Michelle Bachelet advertiu de que a realização dessas execuções, que seriam as primeiras no país desde 1990, “não só violaria o direito à vida como reduziria mais ainda as hipóteses de uma reconciliação política”.
“Lanço um apelo urgente às autoridades militares para que se abstenham de um procedimento tão retrógrado”, declarou a responsável no Conselho dos Direitos Humanos da ONU.
A junta no poder em Myanmar (antiga Birmânia) desde o golpe de Estado militar de 01 de fevereiro de 2021 anunciou a 03 de junho que iria executar numa data já definida quatro pessoas, duas das quais opositores políticos condenados à morte por “terrorismo”: Phyo Zeya Thaw, ex-deputado do partido da antiga dirigente civil Aung San Suu Kyi, e Kyaw Min Yu, também conhecido como Ko Jimmy, um famoso ativista pró-democracia.

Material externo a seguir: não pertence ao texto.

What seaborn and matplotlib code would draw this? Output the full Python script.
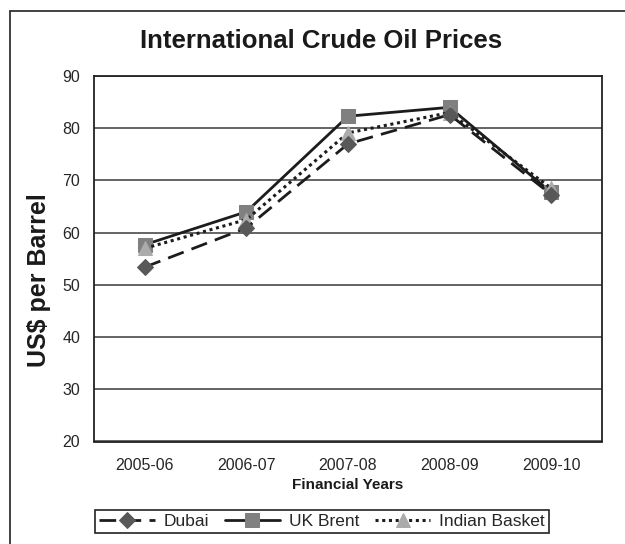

A junta birmanesa condenou à morte dezenas de ativistas que se mobilizaram contra o golpe de Estado, no âmbito de uma feroz repressão dos protestos que se seguiram ao golpe, mas o país não executava ninguém há mais de 30 anos.
Bachelet repetiu, no seu discurso perante o Conselho sobre a situação dos direitos humanos em Myanmar, as conclusões do Alto-Comissariado que, num relatório, acusou em meados de março o exército birmanês de ter cometido violações do direito internacional, algumas das quais “poderão configurar crimes de guerra e crimes contra a humanidade”.
“Aquilo a que estamos atualmente a assistir é à utilização sistemática e generalizada de manobras táticas contra os civis”, sublinhou.
Segundo a Alta-Comissária, pelo menos 1.900 pessoas foram mortas pelo exército desde o golpe e mais de 13.500 foram detidas de forma arbitrária, entre as quais políticos, jornalistas e advogados.
“Mais de 10.500 continuam presas”, precisou.
A violência pós-golpe de Estado desencadeou a fuga da população, estimando-se agora que exista no país mais de um milhão de deslocados e um total de 14 milhões de pessoas a precisar de ajuda humanitária de emergência, segundo a ONU.
Bachelet indicou hoje que, desde a divulgação em março do relatório, a situação dos direitos humanos “continuou a degradar-se rapidamente” e que “a violência indiscriminada em Myanmar se intensificou”.
A responsável denunciou em particular “a tática bem documentada do exército de incendiar aldeias inteiras, complexos residenciais, escolas, lugares de culto e outros, protegidos nos termos da legislação humanitária internacional”, estimando em 11.000 esses locais.
Apelou para o fim imediato das práticas que consistem em “tomar os civis como alvo e incendiar as aldeias” e expressou igualmente preocupação com relatos de que a junta “está a tentar militarizar comunidades inteiras”.
Insurgiu-se também contra a continuação da perseguição da minoria muçulmana rohingya, com “severas e discriminatórias limitações à sua liberdade de movimentos” que levaram ao encarceramento de “mais de 300 rohingyas”.
Considerando “extremamente dececionante” constatar a ineficácia dos esforços internacionais para travar a violência do exército, Michelle Bachelet apelou a todos os Estados membros da ONU para “intensificarem as suas pressões sobre os dirigentes militares” de Myanmar.